While the indexes show a considerable spread between options price curves due to volatility, the individual pairs of E-mini futures and ETFs tend to have options price curves that are almost identical. A typical comparison is shown on “E-mini vs. ETF” (below). The curves are close enough to calculate the option prices for the E-mini by using the ETF call pricing equations and vice-versa.
On Dec. 29, 2013, the SPDR S&P E-mini December 2014 futures were priced at 1816.25, or $90,812.50 with the $50-per-point multiplier. On the same date, the 1990 calls had a price of 66 option points, or $6,600. By the regression options price model, the predicted price was 66.1618 with a delta slope at the 1,900 strike of 0.510.

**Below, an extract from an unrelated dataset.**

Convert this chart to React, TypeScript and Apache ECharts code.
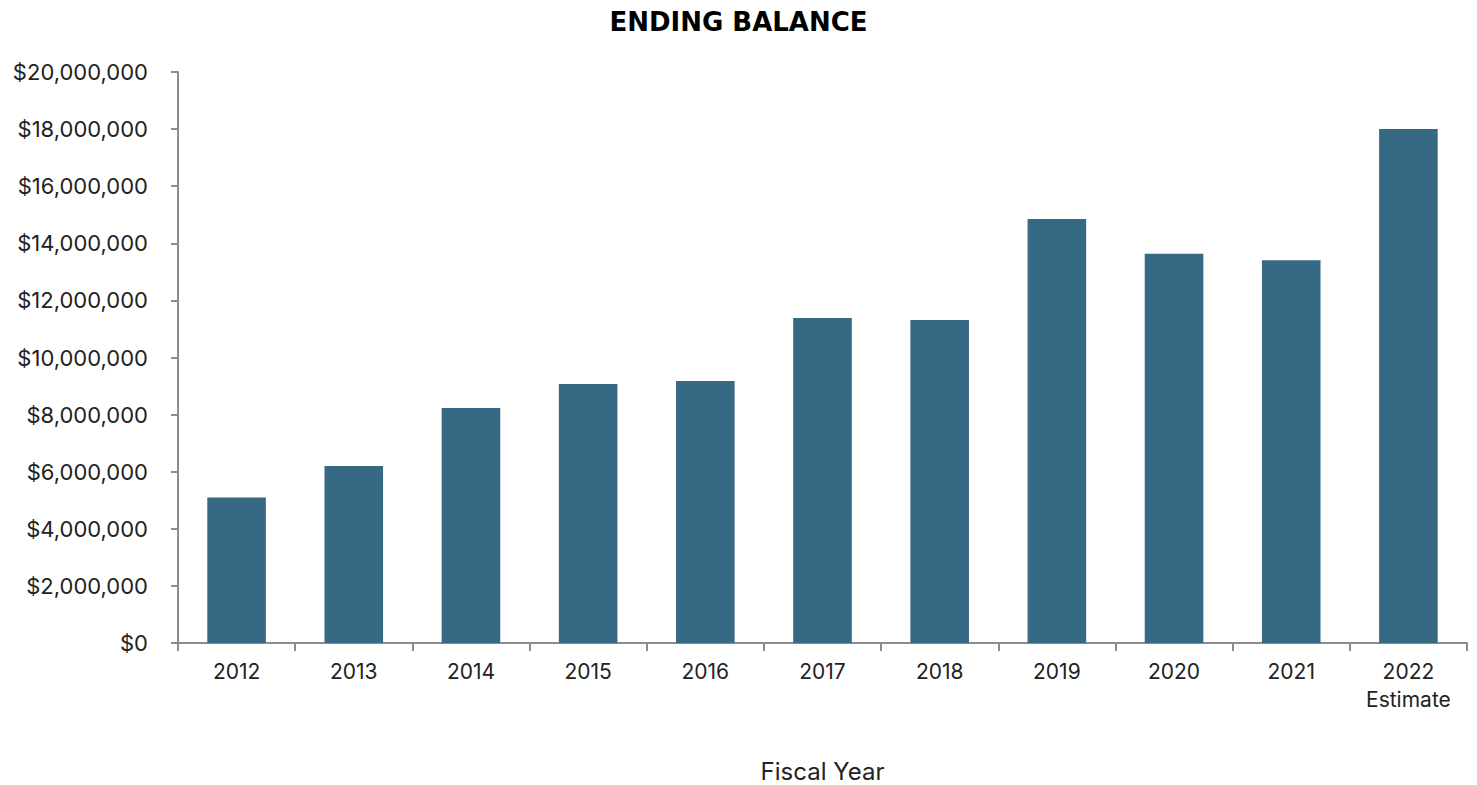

A delta-neutral trade, with one long futures contract against the sale of two calls, would result in 2 x 66 x $50 = $6,600 in calls, hedging one futures contract on Dec. 29. On Jan. 6, 2014, the December 2014 E-mini S&P 500 futures contract was priced at 1,801 or $90,050, for a short-term loss of $762.50. On Jan. 6, the 1,900 calls were 59, or $5,900 for a short-term gain of $700 on the short sale. The delta-neutral trade depends on decay in the options value over time to increase the spread profit as the sold calls offset losses on the futures.